Task goal – Reproduce all the material exactly, minus any pictures it holds.

++++++

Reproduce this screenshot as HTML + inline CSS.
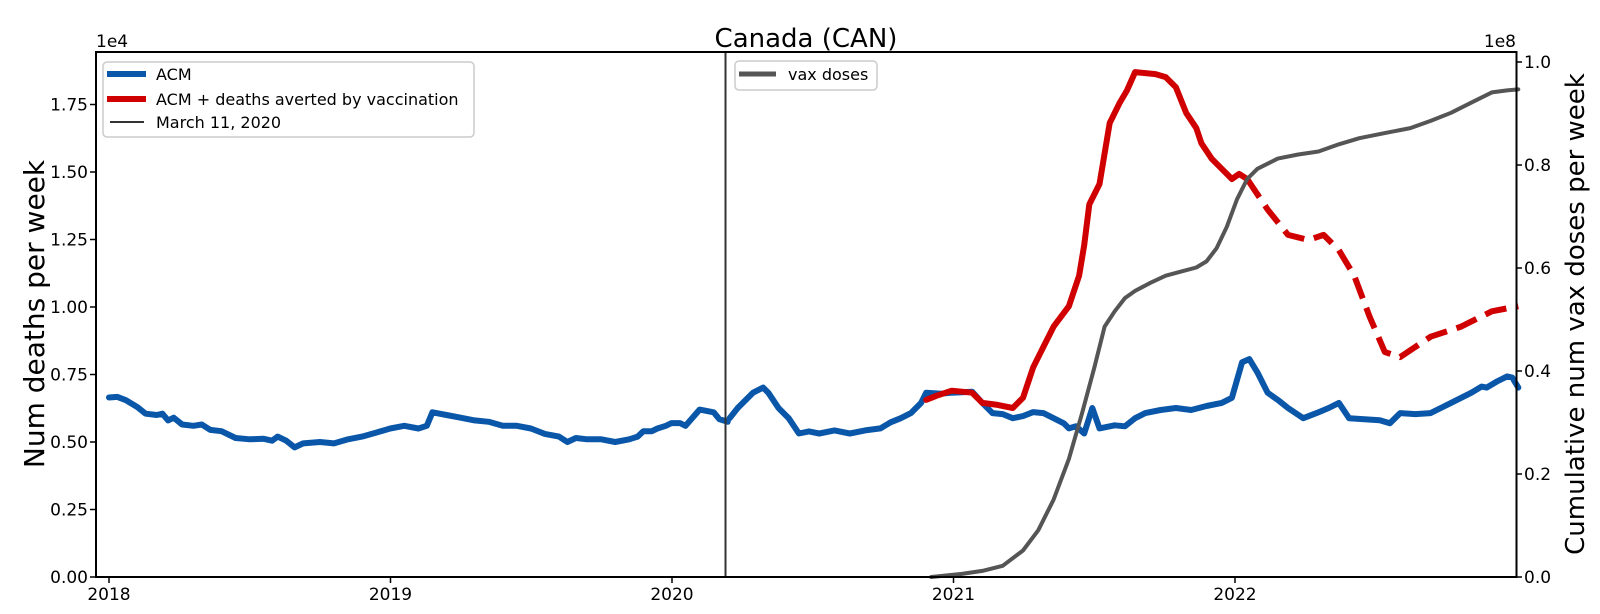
<!DOCTYPE html>
<html><head><meta charset="utf-8"><style>
html,body{margin:0;padding:0;background:#fff;}
svg{display:block;font-family:"DejaVu Sans","Liberation Sans",sans-serif;}
</style></head><body>
<svg width="1600" height="614" viewBox="0 0 1600 614" xmlns="http://www.w3.org/2000/svg">
<rect width="1600" height="614" fill="#fff"/>
<text x="806" y="47" font-size="26" text-anchor="middle" fill="#000">Canada (CAN)</text>
<g id="series"></g>
<line x1="725.5" y1="52" x2="725.5" y2="577" stroke="#333" stroke-width="2"/>
<rect x="96" y="52" width="1420.5" height="525" fill="none" stroke="#000" stroke-width="2"/>
<g font-size="17" fill="#000" id="ticks"></g>
<text x="96" y="47" font-size="17">1e4</text>
<text x="1516" y="47" font-size="17" text-anchor="end">1e8</text>
<text transform="translate(44,314) rotate(-90)" font-size="28" text-anchor="middle">Num deaths per week</text>
<text transform="translate(1584,314) rotate(-90)" font-size="26" text-anchor="middle">Cumulative num vax doses per week</text>
<g>
<rect x="103" y="62" width="371" height="75" rx="4" fill="#fff" stroke="#ccc" stroke-width="1.5"/>
<line x1="107" y1="74" x2="146" y2="74" stroke="#0a56a8" stroke-width="6"/>
<text x="156" y="80" font-size="16">ACM</text>
<line x1="107" y1="99" x2="146" y2="99" stroke="#d00000" stroke-width="6"/>
<text x="156" y="105" font-size="16">ACM + deaths averted by vaccination</text>
<line x1="110" y1="122" x2="144" y2="122" stroke="#333" stroke-width="2"/>
<text x="156" y="128" font-size="16">March 11, 2020</text>
<rect x="735" y="61" width="142" height="29" rx="4" fill="#fff" stroke="#ccc" stroke-width="1.5"/>
<line x1="739" y1="74" x2="776" y2="74" stroke="#555" stroke-width="5"/>
<text x="788" y="80" font-size="16">vax doses</text>
</g>
<script>
(function(){
var ns="http://www.w3.org/2000/svg";
function tx(x){return 1.019*x+4.04;}
function ty(y){return 1.018*y+0.8;}
function path(pts,col,w,dash){
 var d=pts.map(function(p,i){return (i?"L":"M")+tx(p[0]).toFixed(1)+" "+ty(p[1]).toFixed(1);}).join(" ");
 var e=document.createElementNS(ns,"path");e.setAttribute("d",d);e.setAttribute("fill","none");
 e.setAttribute("stroke",col);e.setAttribute("stroke-width",w);e.setAttribute("stroke-linejoin","round");e.setAttribute("stroke-linecap",dash?"butt":"round");
 if(dash)e.setAttribute("stroke-dasharray",dash);
 document.getElementById("series").appendChild(e);}
function yl(v){return 566-v*265.2;}
function xy(yr_){return 103+(yr_-2018)*276;}
var blueEarly=[[2018,.665],[2018.03,.667],[2018.06,.655],[2018.1,.63],[2018.13,.605],[2018.17,.60],[2018.19,.605],[2018.21,.58],[2018.23,.59],[2018.26,.565],[2018.3,.56],[2018.33,.565],[2018.36,.545],[2018.4,.54],[2018.45,.515],[2018.5,.51],[2018.55,.512],[2018.58,.505],[2018.6,.52],[2018.63,.505],[2018.66,.48],[2018.69,.495],[2018.75,.50],[2018.8,.495],[2018.85,.51],[2018.9,.52],[2018.95,.535],[2019,.55],[2019.05,.56],[2019.1,.55],[2019.13,.56],[2019.15,.61],[2019.2,.60],[2019.25,.59],[2019.3,.58],[2019.35,.575],[2019.4,.56],[2019.45,.56],[2019.5,.55],[2019.55,.53],[2019.6,.52],[2019.63,.50],[2019.66,.515],[2019.7,.51],[2019.75,.51],[2019.8,.50],[2019.85,.51],[2019.88,.52],[2019.9,.54],[2019.93,.54],[2019.95,.55],[2019.98,.56],[2020,.57],[2020.03,.57],[2020.05,.56],[2020.1,.62],[2020.15,.61],[2020.17,.585],[2020.2,.575]].map(function(p){return [xy(p[0]),yl(p[1])];});
var blueLate=[[712,410],[720,400],[735,385],[745,380],[750,385],[760,400],[770,410],[780,425],[790,423],[800,425],[815,422],[830,425],[845,422],[860,420],[870,414],[880,410],[890,405],[900,395],[905,385],[920,386],[930,385],[950,384],[960,395],[970,405],[980,406],[990,410],[1000,408],[1010,404],[1020,405],[1030,410],[1040,415],[1045,420],[1052,418],[1060,425],[1068,400],[1075,420],[1090,417],[1100,418],[1110,410],[1120,405],[1135,402],[1150,400],[1165,402],[1180,398],[1195,395],[1205,390],[1215,355],[1222,352],[1230,365],[1240,385],[1250,392],[1260,400],[1275,410],[1288,405],[1300,400],[1310,395],[1320,410],[1335,411],[1350,412],[1360,415],[1370,405],[1385,406],[1400,405],[1410,400],[1420,395],[1430,390],[1440,385],[1450,379],[1455,380],[1465,374],[1475,369],[1480,370],[1486,380]];
var gray=[[910,566],[940,563],[960,560],[980,555],[1000,540],[1015,520],[1030,490],[1045,450],[1058,405],[1070,360],[1080,320],[1090,305],[1100,292],[1110,285],[1125,277],[1140,270],[1155,266],[1170,262],[1180,256],[1190,243],[1200,222],[1210,195],[1220,175],[1230,165],[1240,160],[1250,155],[1270,151],[1290,148],[1310,141],[1330,135],[1355,130],[1380,125],[1400,118],[1420,110],[1440,100],[1460,90],[1475,88],[1486,87]];
var redS=[[905,392],[915,388],[930,383],[950,385],[960,395],[975,397],[990,400],[1000,390],[1010,360],[1020,340],[1030,320],[1045,300],[1055,270],[1060,240],[1065,200],[1075,180],[1080,150],[1085,120],[1095,100],[1102,88],[1110,70],[1120,71],[1130,72],[1140,75],[1150,85],[1160,110],[1170,125],[1175,140],[1185,155],[1190,160],[1205,175],[1212,170],[1220,175]];
var redD=[[1220,175],[1240,205],[1260,230],[1280,235],[1295,230],[1310,245],[1325,270],[1340,310],[1355,345],[1370,350],[1385,340],[1400,330],[1430,320],[1460,305],[1486,300]];
path(blueEarly,"#0a56a8",6);
path(blueLate,"#0a56a8",6);
path(redS,"#d00000",6);
path(redD,"#d00000",6,"22 10");
path(gray,"#555",4);
var g=document.getElementById("ticks");
function t(x,y,s,a){var e=document.createElementNS(ns,"text");e.setAttribute("x",x);e.setAttribute("y",y);e.setAttribute("text-anchor",a);e.textContent=s;g.appendChild(e);}
function ln(x1,y1,x2,y2){var e=document.createElementNS(ns,"line");e.setAttribute("x1",x1);e.setAttribute("y1",y1);e.setAttribute("x2",x2);e.setAttribute("y2",y2);e.setAttribute("stroke","#000");e.setAttribute("stroke-width","1.5");g.appendChild(e);}
["0.00","0.25","0.50","0.75","1.00","1.25","1.50","1.75"].forEach(function(s,i){var y=577-i*67.5;ln(90,y,96,y);t(88,y+6,s,"end");});
["0.0","0.2","0.4","0.6","0.8","1.0"].forEach(function(s,i){var y=577-i*103;ln(1516,y,1522,y);t(1524,y+6,s,"start");});
["2018","2019","2020","2021","2022"].forEach(function(s,i){var x=109+i*281.5;ln(x,577,x,583);t(x,600,s,"middle");});
})();
</script>
</svg>
</body></html>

++++++

Complete response –
Reproduce this screenshot as HTML + inline CSS.
<!DOCTYPE html>
<html><head><meta charset="utf-8"><style>
html,body{margin:0;padding:0;background:#fff;}
svg{display:block;font-family:"DejaVu Sans","Liberation Sans",sans-serif;}
</style></head><body>
<svg width="1600" height="614" viewBox="0 0 1600 614" xmlns="http://www.w3.org/2000/svg">
<rect width="1600" height="614" fill="#fff"/>
<text x="806" y="47" font-size="26" text-anchor="middle" fill="#000">Canada (CAN)</text>
<g id="series"></g>
<line x1="725.5" y1="52" x2="725.5" y2="577" stroke="#333" stroke-width="2"/>
<rect x="96" y="52" width="1420.5" height="525" fill="none" stroke="#000" stroke-width="2"/>
<g font-size="17" fill="#000" id="ticks"></g>
<text x="96" y="47" font-size="17">1e4</text>
<text x="1516" y="47" font-size="17" text-anchor="end">1e8</text>
<text transform="translate(44,314) rotate(-90)" font-size="28" text-anchor="middle">Num deaths per week</text>
<text transform="translate(1584,314) rotate(-90)" font-size="26" text-anchor="middle">Cumulative num vax doses per week</text>
<g>
<rect x="103" y="62" width="371" height="75" rx="4" fill="#fff" stroke="#ccc" stroke-width="1.5"/>
<line x1="107" y1="74" x2="146" y2="74" stroke="#0a56a8" stroke-width="6"/>
<text x="156" y="80" font-size="16">ACM</text>
<line x1="107" y1="99" x2="146" y2="99" stroke="#d00000" stroke-width="6"/>
<text x="156" y="105" font-size="16">ACM + deaths averted by vaccination</text>
<line x1="110" y1="122" x2="144" y2="122" stroke="#333" stroke-width="2"/>
<text x="156" y="128" font-size="16">March 11, 2020</text>
<rect x="735" y="61" width="142" height="29" rx="4" fill="#fff" stroke="#ccc" stroke-width="1.5"/>
<line x1="739" y1="74" x2="776" y2="74" stroke="#555" stroke-width="5"/>
<text x="788" y="80" font-size="16">vax doses</text>
</g>
<script>
(function(){
var ns="http://www.w3.org/2000/svg";
function tx(x){return 1.019*x+4.04;}
function ty(y){return 1.018*y+0.8;}
function path(pts,col,w,dash){
 var d=pts.map(function(p,i){return (i?"L":"M")+tx(p[0]).toFixed(1)+" "+ty(p[1]).toFixed(1);}).join(" ");
 var e=document.createElementNS(ns,"path");e.setAttribute("d",d);e.setAttribute("fill","none");
 e.setAttribute("stroke",col);e.setAttribute("stroke-width",w);e.setAttribute("stroke-linejoin","round");e.setAttribute("stroke-linecap",dash?"butt":"round");
 if(dash)e.setAttribute("stroke-dasharray",dash);
 document.getElementById("series").appendChild(e);}
function yl(v){return 566-v*265.2;}
function xy(yr_){return 103+(yr_-2018)*276;}
var blueEarly=[[2018,.665],[2018.03,.667],[2018.06,.655],[2018.1,.63],[2018.13,.605],[2018.17,.60],[2018.19,.605],[2018.21,.58],[2018.23,.59],[2018.26,.565],[2018.3,.56],[2018.33,.565],[2018.36,.545],[2018.4,.54],[2018.45,.515],[2018.5,.51],[2018.55,.512],[2018.58,.505],[2018.6,.52],[2018.63,.505],[2018.66,.48],[2018.69,.495],[2018.75,.50],[2018.8,.495],[2018.85,.51],[2018.9,.52],[2018.95,.535],[2019,.55],[2019.05,.56],[2019.1,.55],[2019.13,.56],[2019.15,.61],[2019.2,.60],[2019.25,.59],[2019.3,.58],[2019.35,.575],[2019.4,.56],[2019.45,.56],[2019.5,.55],[2019.55,.53],[2019.6,.52],[2019.63,.50],[2019.66,.515],[2019.7,.51],[2019.75,.51],[2019.8,.50],[2019.85,.51],[2019.88,.52],[2019.9,.54],[2019.93,.54],[2019.95,.55],[2019.98,.56],[2020,.57],[2020.03,.57],[2020.05,.56],[2020.1,.62],[2020.15,.61],[2020.17,.585],[2020.2,.575]].map(function(p){return [xy(p[0]),yl(p[1])];});
var blueLate=[[712,410],[720,400],[735,385],[745,380],[750,385],[760,400],[770,410],[780,425],[790,423],[800,425],[815,422],[830,425],[845,422],[860,420],[870,414],[880,410],[890,405],[900,395],[905,385],[920,386],[930,385],[950,384],[960,395],[970,405],[980,406],[990,410],[1000,408],[1010,404],[1020,405],[1030,410],[1040,415],[1045,420],[1052,418],[1060,425],[1068,400],[1075,420],[1090,417],[1100,418],[1110,410],[1120,405],[1135,402],[1150,400],[1165,402],[1180,398],[1195,395],[1205,390],[1215,355],[1222,352],[1230,365],[1240,385],[1250,392],[1260,400],[1275,410],[1288,405],[1300,400],[1310,395],[1320,410],[1335,411],[1350,412],[1360,415],[1370,405],[1385,406],[1400,405],[1410,400],[1420,395],[1430,390],[1440,385],[1450,379],[1455,380],[1465,374],[1475,369],[1480,370],[1486,380]];
var gray=[[910,566],[940,563],[960,560],[980,555],[1000,540],[1015,520],[1030,490],[1045,450],[1058,405],[1070,360],[1080,320],[1090,305],[1100,292],[1110,285],[1125,277],[1140,270],[1155,266],[1170,262],[1180,256],[1190,243],[1200,222],[1210,195],[1220,175],[1230,165],[1240,160],[1250,155],[1270,151],[1290,148],[1310,141],[1330,135],[1355,130],[1380,125],[1400,118],[1420,110],[1440,100],[1460,90],[1475,88],[1486,87]];
var redS=[[905,392],[915,388],[930,383],[950,385],[960,395],[975,397],[990,400],[1000,390],[1010,360],[1020,340],[1030,320],[1045,300],[1055,270],[1060,240],[1065,200],[1075,180],[1080,150],[1085,120],[1095,100],[1102,88],[1110,70],[1120,71],[1130,72],[1140,75],[1150,85],[1160,110],[1170,125],[1175,140],[1185,155],[1190,160],[1205,175],[1212,170],[1220,175]];
var redD=[[1220,175],[1240,205],[1260,230],[1280,235],[1295,230],[1310,245],[1325,270],[1340,310],[1355,345],[1370,350],[1385,340],[1400,330],[1430,320],[1460,305],[1486,300]];
path(blueEarly,"#0a56a8",6);
path(blueLate,"#0a56a8",6);
path(redS,"#d00000",6);
path(redD,"#d00000",6,"22 10");
path(gray,"#555",4);
var g=document.getElementById("ticks");
function t(x,y,s,a){var e=document.createElementNS(ns,"text");e.setAttribute("x",x);e.setAttribute("y",y);e.setAttribute("text-anchor",a);e.textContent=s;g.appendChild(e);}
function ln(x1,y1,x2,y2){var e=document.createElementNS(ns,"line");e.setAttribute("x1",x1);e.setAttribute("y1",y1);e.setAttribute("x2",x2);e.setAttribute("y2",y2);e.setAttribute("stroke","#000");e.setAttribute("stroke-width","1.5");g.appendChild(e);}
["0.00","0.25","0.50","0.75","1.00","1.25","1.50","1.75"].forEach(function(s,i){var y=577-i*67.5;ln(90,y,96,y);t(88,y+6,s,"end");});
["0.0","0.2","0.4","0.6","0.8","1.0"].forEach(function(s,i){var y=577-i*103;ln(1516,y,1522,y);t(1524,y+6,s,"start");});
["2018","2019","2020","2021","2022"].forEach(function(s,i){var x=109+i*281.5;ln(x,577,x,583);t(x,600,s,"middle");});
})();
</script>
</svg>
</body></html>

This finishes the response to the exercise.